This is the project for course Machine Learning.
The project is to use machine learning algorithms to predict the outcome of the game League of Legends and discover some important features that have great impact on the outcome of the game.
The work of the project: check the balance of the dataset, preprocess the features, feature selection, dimensionality reduction, use different algorithms to build models, test models on the test set, 10-fold cross-validation and statistical test.
The dataset contains 51490 rows and 61 features.
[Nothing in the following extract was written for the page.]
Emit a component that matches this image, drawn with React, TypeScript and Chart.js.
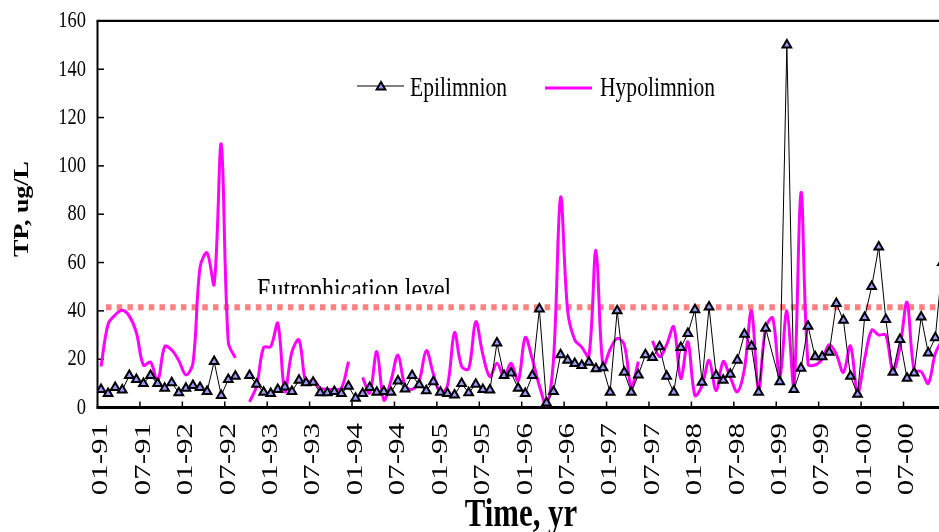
import React, { useEffect, useRef } from 'react';
import { Chart, registerables } from 'chart.js';

Chart.register(...registerables);

// ---------- data (months counted from Jan 1991, one sample per month) ----------
const TICK_MONTHS = [0, 6, 12, 18, 24, 30, 36, 42, 48, 54, 60, 66, 72, 78, 84, 90, 96, 102, 108, 114];
const TICK_LABELS = ['01-91', '07-91', '01-92', '07-92', '01-93', '07-93', '01-94', '07-94', '01-95', '07-95',
  '01-96', '07-96', '01-97', '07-97', '01-98', '07-98', '01-99', '07-99', '01-00', '07-00'];
const Y_TICKS = [0, 20, 40, 60, 80, 100, 120, 140, 160];

const epilimnion: (number | null)[] = [
  7.4, 5.8, 8.3, 7.2, 13.2, 11.6, 9.9, 13.2, 9.9, 8.0, 10.2, 6.1,
  8.0, 9.1, 8.3, 6.6, 19.0, 5.0, 11.6, 12.9, null, 13.2, 9.6, 6.3,
  5.8, 7.4, 8.5, 6.6, 11.3, 10.2, 10.5, 6.1, 6.1, 6.6, 5.8, 8.8,
  3.8, 5.8, 8.3, 6.3, 6.6, 6.3, 11.0, 7.7, 13.2, 9.4, 6.9, 10.7,
  6.3, 5.8, 5.2, 9.9, 6.1, 9.6, 7.4, 7.2, 26.7, 13.2, 14.3, 8.0,
  5.8, 13.2, 40.8, 1.9, 6.6, 21.8, 19.6, 18.2, 17.4, 18.7, 16.0, 16.5,
  6.3, 40.0, 14.6, 6.3, 13.5, 21.8, 20.7, 25.1, 12.9, 6.3, 24.8, 30.6,
  40.5, 10.5, 41.6, 13.2, 11.3, 13.8, 19.6, 30.3, 25.3, 6.3, 32.8, null,
  10.7, 150, 7.4, 16.2, 33.6, 21.0, 21.0, 22.9, 43.0, 36.1, 12.9, 5.5,
  37.2, 50.1, 66.4, 36.4, 14.6, 28.1, 12.1, 14.3, 37.5, 22.6, 28.9, 60,
];
// months without a sample where the epilimnion line still continues
const epiUnsampled = [95];

const hypolimnion: (number | null)[] = [
  17, 34.5, 38.3, 40.2, 37.8, 31, 17.5, 18.8, 10.7, 25.2, 23.8, 19.4,
  13.5, 18.3, 58, 64, 51, 109, 27, 20.5, null, 2.3, 9, 24.9,
  25.2, 34.8, 6.5, 23, 28, 10, 11.5, 8, 7.5, 7.5, 8, 19,
  null, 12.5, 6, 23.1, 3.1, 11, 21.7, 9, 7.5, 11, 23.5, 14,
  6, 9, 31, 17, 16, 35.5, 22, 12.7, 18.3, 12.7, 18.3, 11,
  29, 20, 9, 1, 20, 87, 40, 28, 25, 21, 65, 17,
  24, 28.6, 26, 8.6, 19, null, 27.6, 21, 26, 33.4, 12, 27.2,
  5, 9, 19.5, 7, 19, 12.5, 6.5, 16, 40, 7, 33, 37,
  12, 40, 9, 89, 18, 17.6, 20, 26, 22, 14.5, 25.5, 6,
  20, 32, 30, 30, 15, 25, 43.5, 15.5, 14.8, 10, 22.4, 28,
];

const EUTROPHICATION_LEVEL = 41.5;
const EUTRO_FROM_MONTH = 1.2;
const X_MAX = 119.02;

// ---------- styling ----------
const SERIF = '"Liberation Serif", "Times New Roman", serif';
const SX = 0.77; // horizontal text compression seen in the reference
const EPI_FILL = '#9999FF';
const HYPO_COLOR = '#FF00FF';
const EUTRO_COLOR = '#FF8080';

function drawText(ctx: CanvasRenderingContext2D, text: string, x: number, y: number,
  font: string, align: CanvasTextAlign, baseline: CanvasTextBaseline, rotate = false) {
  ctx.save();
  ctx.translate(x, y);
  ctx.scale(SX, 1);
  if (rotate) ctx.rotate(-Math.PI / 2);
  ctx.font = font;
  ctx.textAlign = align;
  ctx.textBaseline = baseline;
  ctx.fillStyle = '#000';
  ctx.fillText(text, 0, 0);
  ctx.restore();
}

function strokeLine(ctx: CanvasRenderingContext2D, x1: number, y1: number, x2: number, y2: number) {
  ctx.beginPath();
  ctx.moveTo(x1, y1);
  ctx.lineTo(x2, y2);
  ctx.stroke();
}

function drawTriangle(ctx: CanvasRenderingContext2D, cx: number, cy: number, r: number) {
  ctx.beginPath();
  for (let k = 0; k < 3; k++) {
    const ang = (k * 2 * Math.PI) / 3;
    const px = cx + Math.sin(ang) * r;
    const py = cy - Math.cos(ang) * r;
    if (k === 0) ctx.moveTo(px, py); else ctx.lineTo(px, py);
  }
  ctx.closePath();
  ctx.fillStyle = EPI_FILL;
  ctx.fill();
  ctx.lineWidth = 2;
  ctx.strokeStyle = '#000';
  ctx.stroke();
}

const decorPlugin = {
  id: 'decor',
  beforeDatasetsDraw(chart: any) {
    const { ctx, chartArea: a, scales } = chart;
    const x = scales.x, y = scales.y;
    ctx.save();
    ctx.strokeStyle = '#000';
    ctx.lineWidth = 1.5;
    Y_TICKS.forEach((v) => {
      if (v === Y_TICKS[0] || v === Y_TICKS[Y_TICKS.length - 1]) return;
      const py = y.getPixelForValue(v);
      strokeLine(ctx, a.left, py, a.left + 6.5, py);
    });
    TICK_MONTHS.forEach((m) => {
      if (m === 0) return;
      const px = x.getPixelForValue(m);
      strokeLine(ctx, px, a.bottom, px, a.bottom - 6);
    });
    ctx.lineWidth = 2;
    strokeLine(ctx, a.left, a.top, a.left, a.bottom);
    ctx.lineWidth = 2.3;
    strokeLine(ctx, a.left - 1, a.top, a.right, a.top);
    ctx.lineWidth = 3;
    strokeLine(ctx, a.left - 1, a.bottom, a.right, a.bottom);
    ctx.restore();
  },
  afterDraw(chart: any) {
    const { ctx, scales } = chart;
    const x = scales.x, y = scales.y;
    Y_TICKS.forEach((v) => {
      drawText(ctx, String(v), 86, y.getPixelForValue(v), `24px ${SERIF}`, 'right', 'middle');
    });
    TICK_MONTHS.forEach((m, i) => {
      drawText(ctx, TICK_LABELS[i], x.getPixelForValue(m + 0.5), 423, `31px ${SERIF}`, 'right', 'middle', true);
    });
    drawText(ctx, 'Time, yr', 521, 526, `bold 40px ${SERIF}`, 'center', 'alphabetic');
    drawText(ctx, 'TP, ug/L', 23, 209, `bold 26px ${SERIF}`, 'center', 'middle', true);

    ctx.save();
    ctx.strokeStyle = '#000';
    ctx.lineWidth = 1;
    strokeLine(ctx, 357, 86, 404, 86);
    drawTriangle(ctx, 381, 87, 5);
    ctx.strokeStyle = HYPO_COLOR;
    ctx.lineWidth = 3;
    strokeLine(ctx, 545, 88, 592, 88);
    ctx.restore();
    drawText(ctx, 'Epilimnion', 410, 89, `28px ${SERIF}`, 'left', 'middle');
    drawText(ctx, 'Hypolimnion', 600, 89, `28px ${SERIF}`, 'left', 'middle');

    ctx.save();
    ctx.beginPath();
    ctx.rect(0, 0, chart.width, 294);
    ctx.clip();
    drawText(ctx, 'Eutrophication level', 257, 300, `31px ${SERIF}`, 'left', 'alphabetic');
    ctx.restore();
  },
};

export default function App() {
  const canvasRef = useRef<HTMLCanvasElement>(null);

  useEffect(() => {
    const canvas = canvasRef.current;
    if (!canvas) return;

    const epiPoints: { x: number; y: number | null }[] = [];
    epilimnion.forEach((v, i) => {
      if (epiUnsampled.includes(i)) return;
      epiPoints.push({ x: i + 0.5, y: v });
    });
    const hypoPoints = hypolimnion.map((v, i) => ({ x: i + 0.5, y: v }));
    const eutroPoints = [
      { x: EUTRO_FROM_MONTH, y: EUTROPHICATION_LEVEL },
      { x: X_MAX, y: EUTROPHICATION_LEVEL },
    ];

    const chart = new Chart(canvas, {
      type: 'line',
      data: {
        datasets: [
          {
            label: 'Epilimnion',
            data: epiPoints as any,
            order: 1,
            borderColor: '#000',
            borderWidth: 1,
            tension: 0,
            spanGaps: false,
            pointStyle: 'triangle',
            pointRadius: 5,
            pointBorderWidth: 2,
            pointBackgroundColor: EPI_FILL,
            pointBorderColor: '#000',
          },
          {
            label: 'Hypolimnion',
            data: hypoPoints as any,
            order: 2,
            borderColor: HYPO_COLOR,
            borderWidth: 3,
            tension: 0.35,
            spanGaps: false,
            pointRadius: 0,
          },
          {
            label: 'Eutrophication level',
            data: eutroPoints as any,
            order: 3,
            borderColor: EUTRO_COLOR,
            borderWidth: 6,
            borderDash: [5.5, 5.2],
            borderCapStyle: 'butt',
            pointRadius: 0,
            tension: 0,
          },
        ],
      },
      options: {
        responsive: false,
        animation: false,
        devicePixelRatio: 1,
        events: [],
        layout: { autoPadding: false, padding: { left: 97.5, right: 0, top: 20.9, bottom: 124.5 } },
        plugins: { legend: { display: false }, tooltip: { enabled: false }, title: { display: false } },
        scales: {
          x: { type: 'linear', min: 0, max: X_MAX, display: false },
          y: { type: 'linear', min: 0, max: 160, display: false },
        },
      },
      plugins: [decorPlugin],
    });

    return () => chart.destroy();
  }, []);

  return (
    <div style={{ position: 'fixed', left: 0, top: 0, width: 939, height: 532, background: '#fff' }}>
      <canvas ref={canvasRef} width={939} height={532} style={{ display: 'block', width: 939, height: 532 }} />
    </div>
  );
}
The resource of the dataset: https://www.kaggle.com/datasnaek/league-of-legends
The models used for prediction in the project: k-nearest neighbor, decision tree, naive bayes, rule-based, logistic regression and random forest.
The algorithm used for feature selection: extra trees
The algorithm used for dimensionality reduction: PCA
The method used for statistical test: t-test
After test on the test set and 10-fold cross-validation, the random forest model is the best.
The 'project.py' includes all code of the project.
The dataset is in the 'games.csv.zip' and the folder 'dataset'
The results are in 'Results.txt'. The pictures of roc curve on the test set are in the folder 'ROC'
The models (except k-nn model, it exceeded upload file size limit) trained in the project are in the folder 'Models'
Tools:
Python Scikit-learn Numpy Pandas Scipy matplotlib